Quien acepta una explicación de ese tipo recupera ilusoriamente una cierta soberanía sobre la realidad al disponer de un relato que la vuelve inteligible. Esta soberanía es, por supuesto transitoria, ya que nos impide entender aquellas constelaciones políticas en las que lo malo que nos pasa no se debe a una acción intencional, sino a errores o azares, que son más habituales que el expreso deseo de hacer daño. El consumidor de estas explicaciones olvida que, como nos enseñó
Max Weber, “el resultado final de la actividad política raramente responde a la intención primitiva del actor”. Quien no sabe esto, no sabe nada de cómo funciona la política. Pero es que además se da la paradoja de que de este modo se limita aún más el poder de intervenir sobre la realidad porque la denuncia de enemigos demasiado poderosos extiende también el desánimo y nos sitúan en un horizonte de fatalidad. Pensar conspirativamente equivale a mantener al mismo tiempo una visión mágica de la política y alimentar el abatimiento colectivo.

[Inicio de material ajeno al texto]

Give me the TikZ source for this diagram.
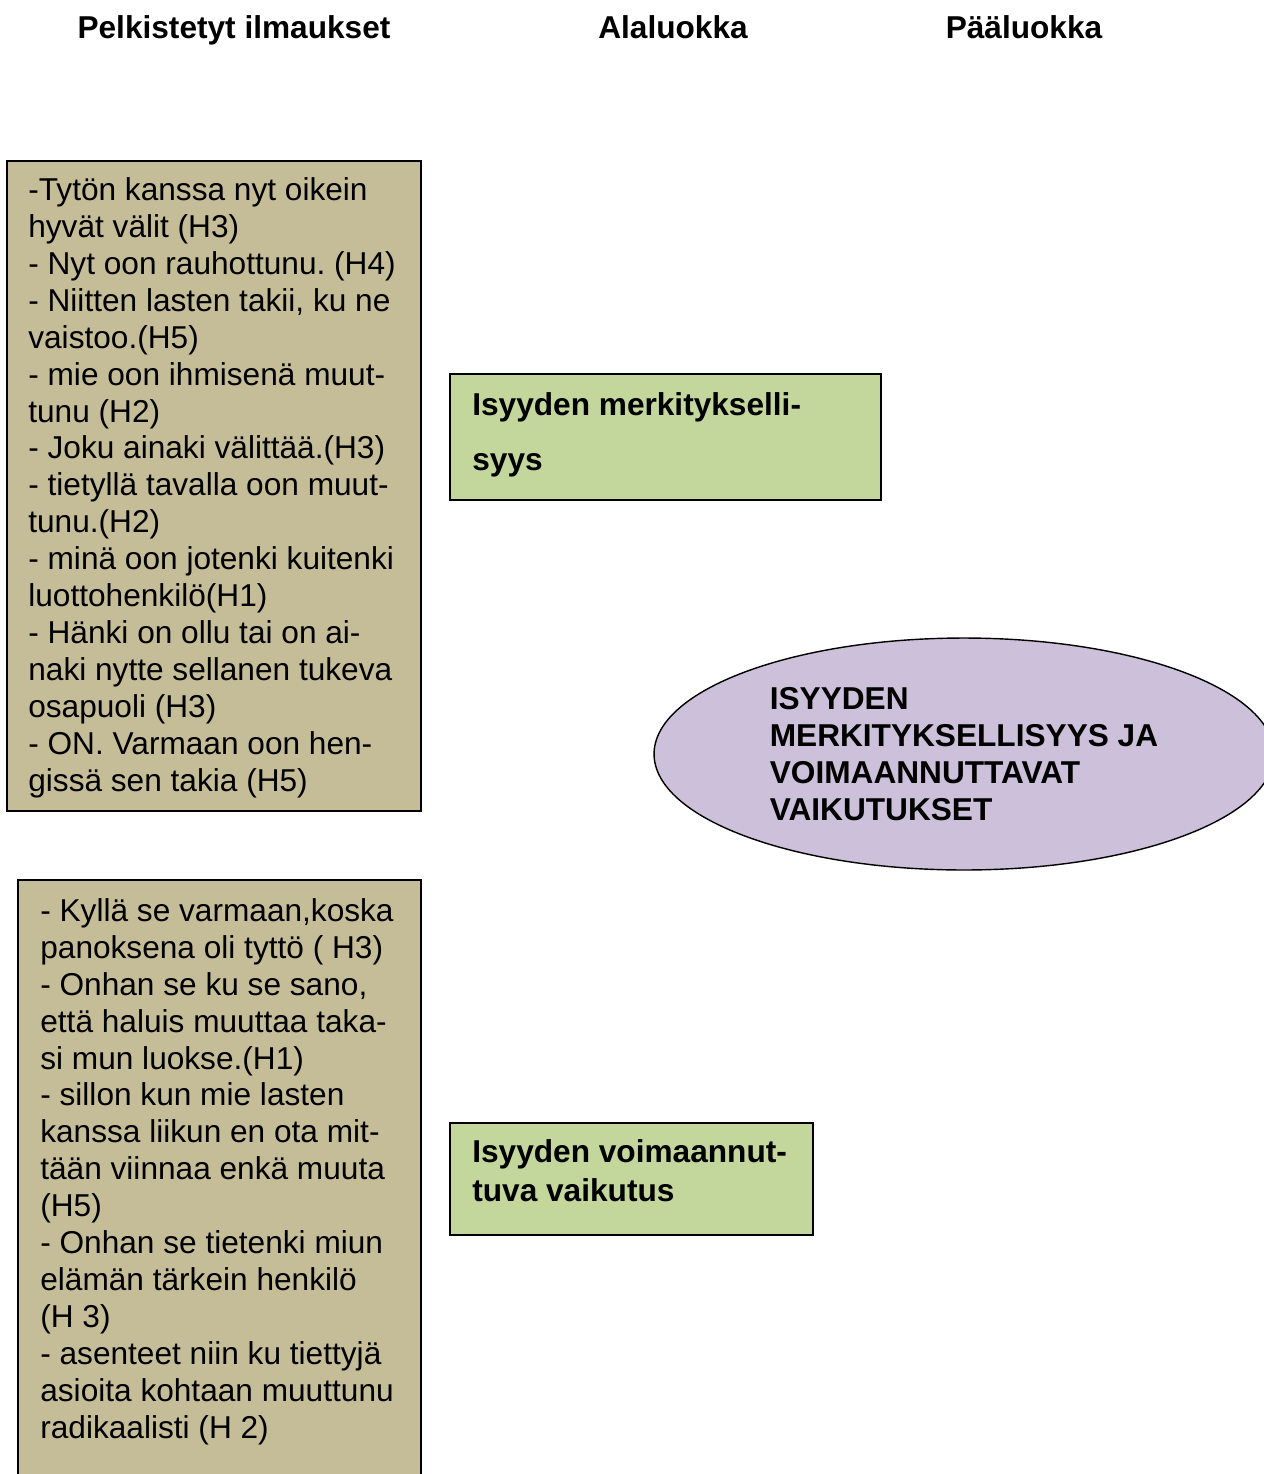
\documentclass[tikz,border=0pt]{standalone}
\usepackage{fontspec}
\setmainfont{Liberation Sans}
\frenchspacing
\definecolor{TanColor}{HTML}{C4BD97}
\definecolor{GreenColor}{HTML}{C3D69B}
\definecolor{LilacColor}{HTML}{CCC0DA}
\usetikzlibrary{shapes.geometric}
\tikzset{
  heading/.style={anchor=base, inner sep=0pt, font=\fontsize{18}{21}\selectfont\bfseries},
  quote box/.style={fill=TanColor, draw=black, line width=0.8pt},
  quote text/.style={anchor=base west, align=left, inner sep=0pt, font=\fontsize{18}{21}\selectfont},
  sub box/.style={fill=GreenColor, draw=black, line width=0.8pt},
  sub text/.style={anchor=base west, align=left, inner sep=0pt, font=\fontsize{18}{22.2}\selectfont\bfseries},
  main class/.style={ellipse, fill=LilacColor, draw=black, line width=0.8pt, minimum width=12.4cm, minimum height=4.64cm, inner sep=0pt, align=left, font=\fontsize{18}{21}\selectfont\bfseries}
}

\begin{document}
\begin{tikzpicture}[x=0.02cm, y=-0.02cm]
  \useasboundingbox (0,0) rectangle (1264,1474);
  \clip (0,0) rectangle (1264,1474);

  % Column headings
  \node[heading] (hPelk) at (234,38) {Pelkistetyt ilmaukset};
  \node[heading] (hAla) at (673,38) {Alaluokka};
  \node[heading] (hPaa) at (1024,38) {Pääluokka};

  % Reduced expressions, upper group (anchored at last baseline)
  \filldraw[quote box] (7,161) rectangle (421,811);
  \node[quote text] (quotesA) at (28,791) {-Tytön kanssa nyt oikein\\
    hyvät välit (H3)\\
    - Nyt oon rauhottunu. (H4)\\
    - Niitten lasten takii, ku ne\\
    vaistoo.(H5)\\
    - mie oon ihmisenä muut-\\
    tunu (H2)\\
    - Joku ainaki välittää.(H3)\\
    - tietyllä tavalla oon muut-\\
    tunu.(H2)\\
    - minä oon jotenki kuitenki\\
    luottohenkilö(H1)\\
    - Hänki on ollu tai on ai-\\
    naki nytte sellanen tukeva\\
    osapuoli (H3)\\
    - ON. Varmaan oon hen-\\
    gissä sen takia (H5)};

  % Reduced expressions, lower group
  \filldraw[quote box] (18,880) rectangle (421,1490);
  \node[quote text] (quotesB) at (40,1438) {- Kyllä se varmaan,koska\\
    panoksena oli tyttö ( H3)\\
    - Onhan se ku se sano,\\
    että haluis muuttaa taka-\\
    si mun luokse.(H1)\\
    - sillon kun mie lasten\\
    kanssa liikun en ota mit-\\
    tään viinnaa enkä muuta\\
    (H5)\\
    - Onhan se tietenki miun\\
    elämän tärkein henkilö\\
    (H 3)\\
    - asenteet niin ku tiettyjä\\
    asioita kohtaan muuttunu\\
    radikaalisti (H 2)};

  % Subcategories
  \filldraw[sub box] (450,374) rectangle (881,500);
  \node[sub text, font=\fontsize{18}{31.3}\selectfont\bfseries] (subA) at (472,470) {Isyyden merkitykselli-\\syys};
  \filldraw[sub box] (450,1123) rectangle (813,1235);
  \node[sub text] (subB) at (472,1201) {Isyyden voimaannut-\\tuva vaikutus};

  % Main category
  \node[main class] (mainClass) at (964,754) {ISYYDEN\\
    MERKITYKSELLISYYS JA\\
    VOIMAANNUTTAVAT\\
    VAIKUTUKSET};
\end{tikzpicture}
\end{document}
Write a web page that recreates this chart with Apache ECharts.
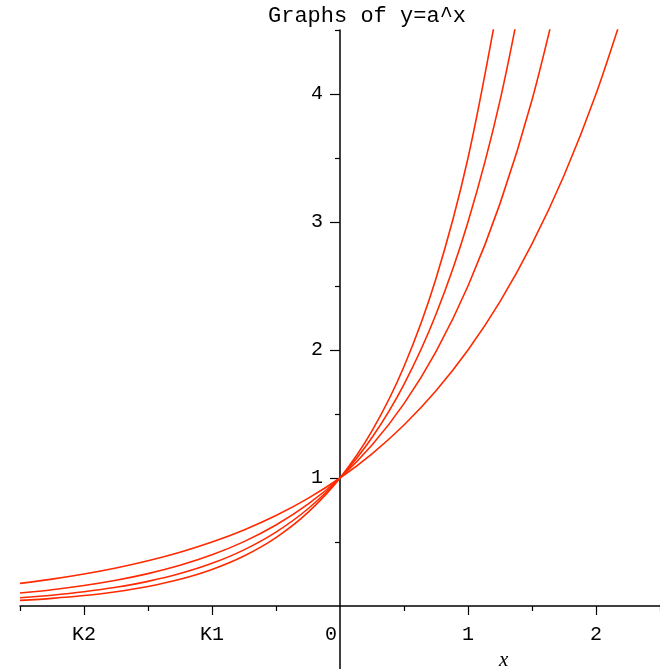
<!DOCTYPE html>
<html>
<head>
<meta charset="utf-8">
<script src="https://cdn.jsdelivr.net/npm/echarts@6/dist/echarts.min.js"></script>
<style>
html,body{margin:0;padding:0;background:#fff;}
#chart{width:660px;height:669px;}
</style>
</head>
<body>
<div id="chart"></div>
<script>
// sample x positions
const xs = [-2.5,-2.25,-2,-1.75,-1.5,-1.25,-1,-0.75,-0.5,-0.25,0,0.25,0.5,0.75,1,1.25,1.5,1.75,2,2.25];
// values (a = 2, 2.5, 3, 3.5)
const yA2   = [0.1768,0.2102,0.25,0.2973,0.3536,0.4204,0.5,0.5946,0.7071,0.8409,1,1.1892,1.4142,1.6818,2,2.3784,2.8284,3.3636,4,4.7568];
const yA25  = [0.1012,0.1272,0.16,0.2012,0.2530,0.3181,0.4,0.5030,0.6325,0.7953,1,1.2574,1.5811,1.9882,2.5,3.1436,3.9528,4.9705];
const yA3   = [0.0642,0.0844,0.1111,0.1462,0.1925,0.2533,0.3333,0.4387,0.5774,0.7598,1,1.3161,1.7321,2.2795,3,3.9482,5.1962];
const yA35  = [0.0436,0.0597,0.0816,0.1117,0.1527,0.2089,0.2857,0.3908,0.5345,0.7311,1,1.3678,1.8708,2.5589,3.5,4.7873];

const xMajorTicks = [-2,-1,1,2];
const xMinorTicks = [-2.5,-1.5,-0.5,0.5,1.5,2.5];
const xLabelValues = [-2,-1,0,1,2];
const xLabelTexts = ['K2','K1','0','1','2'];
const yMajorTicks = [1,2,3,4];
const yMinorTicks = [0.5,1.5,2.5,3.5,4.5];

const titleText = 'Graphs of y=a^x';
const xName = 'x';

const pair = (ys) => ys.map((y, i) => [xs[i], y]);
const red = '#ff2a00';
const mono = '"Liberation Mono", "DejaVu Sans Mono", monospace';
const axisLineStyle = { color: '#000', width: 1.5 };
const tickStyle = { color: '#000', width: 1.2 };

// grid geometry: x axis crosses at y=0, y axis at x=0
const gridLeft = 20, gridTop = 30, gridW = 640, gridH = 640;
const xMin = -2.5, xMax = 2.5, yMin = -0.5, yMax = 4.5;
const xAxisOffset = -gridH * (0 - yMin) / (yMax - yMin);   // move x axis up to y=0
const yAxisOffset = -gridW * (0 - xMin) / (xMax - xMin);   // move y axis right to x=0

const chart = echarts.init(document.getElementById('chart'), null, { renderer: 'canvas' });
chart.setOption({
  animation: false,
  backgroundColor: '#fff',
  title: [
    { text: titleText, left: 268, top: 5, padding: 0, textStyle: { fontFamily: mono, fontSize: 22, fontWeight: 'normal', color: '#000' } },
    { text: xName, left: 499, top: 650, padding: 0, textStyle: { fontFamily: '"Liberation Serif", serif', fontStyle: 'italic', fontSize: 21, fontWeight: 'normal', color: '#000' } }
  ],
  grid: { left: gridLeft, top: gridTop, width: gridW, height: gridH, outerBoundsMode: 'none' },
  xAxis: [
    {
      type: 'value', min: xMin, max: xMax, interval: 0.5, position: 'bottom', offset: xAxisOffset,
      axisLine: { show: true, onZero: false, lineStyle: axisLineStyle },
      axisTick: { show: true, customValues: xMajorTicks, length: 9, lineStyle: tickStyle },
      axisLabel: {
        show: true, customValues: xLabelValues, margin: 19,
        fontFamily: mono, fontSize: 20, color: '#000',
        formatter: (v) => {
          const i = xLabelValues.indexOf(v);
          const t = i >= 0 ? xLabelTexts[i] : '';
          return v === 0 ? '{z|' + t + '}' : t;
        },
        rich: { z: { fontFamily: mono, fontSize: 20, color: '#000', padding: [0, 18, 0, 0] } }
      },
      splitLine: { show: false }
    },
    {
      type: 'value', min: xMin, max: xMax, interval: 0.5, position: 'bottom', offset: xAxisOffset,
      axisLine: { show: false, onZero: false },
      axisTick: { show: true, customValues: xMinorTicks, length: 5, lineStyle: tickStyle },
      axisLabel: { show: false },
      splitLine: { show: false }
    }
  ],
  yAxis: [
    {
      type: 'value', min: yMin, max: yMax, interval: 0.5, position: 'left', offset: yAxisOffset,
      axisLine: { show: true, onZero: false, lineStyle: axisLineStyle },
      axisTick: { show: true, customValues: yMajorTicks, length: 10, lineStyle: tickStyle },
      axisLabel: { show: true, customValues: yMajorTicks, margin: 17, fontFamily: mono, fontSize: 20, color: '#000' },
      splitLine: { show: false }
    },
    {
      type: 'value', min: yMin, max: yMax, interval: 0.5, position: 'left', offset: yAxisOffset,
      axisLine: { show: false, onZero: false },
      axisTick: { show: true, customValues: yMinorTicks, length: 5, lineStyle: tickStyle },
      axisLabel: { show: false },
      splitLine: { show: false }
    }
  ],
  series: [yA2, yA25, yA3, yA35].map((ys) => ({
    type: 'line',
    xAxisIndex: 0, yAxisIndex: 0,
    data: pair(ys),
    smooth: 0.3,
    showSymbol: false,
    clip: true,
    lineStyle: { color: red, width: 1.6 },
    z: 1
  }))
});
</script>
</body>
</html>
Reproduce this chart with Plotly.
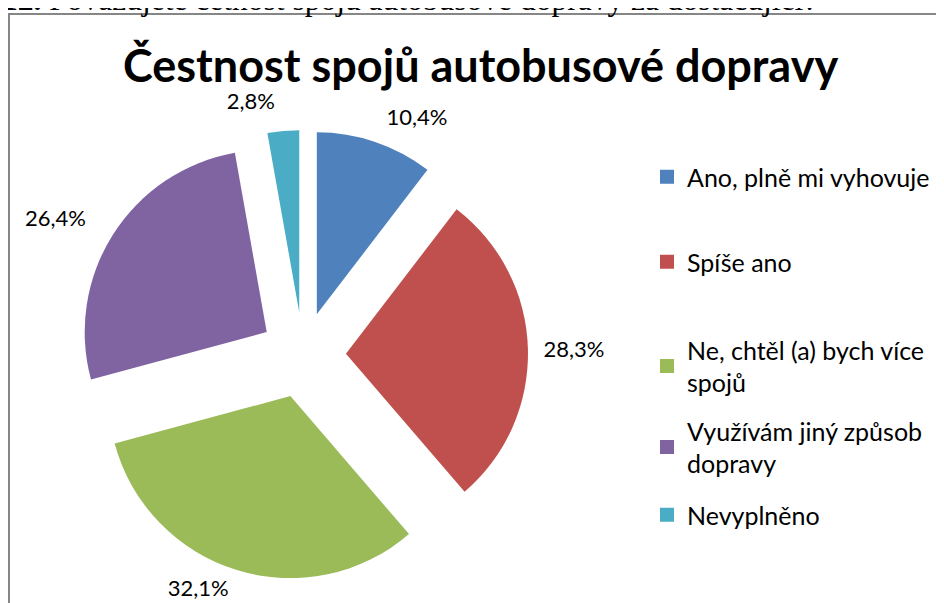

Para esa crítica del mundo contemporáneo que es tan necesaria resultan de poca utilidad los esquemas conspirativos. Mientras nos obsesionamos con las conspiraciones de otros, somos demasiado indulgentes con nuestras propias torpezas. Deberíamos prestar más atención al modo en que el mundo produce sus propias catástrofes, a los riesgos que irracionalmente asumimos, a la falta de previsión en el empleo de ciertos dispositivos tecnológicos, al debilitamiento de la responsabilidad.
Por supuesto que en la historia hay perversión, pero comprenderíamos mejor nuestra condición si reconociéramos que la chapuza es el estado natural del ser humano, que la maldad es más una excepción que la regla, del mismo modo que hay más improvisación que previsión o más errores que engaños. Me atrevería incluso a afirmar que en la maldad hay más chapuza que planificación. ¿Por qué a quienes hacen el mal les debemos reconocer una mayor clarividencia y habilidad que el resto de los mortales?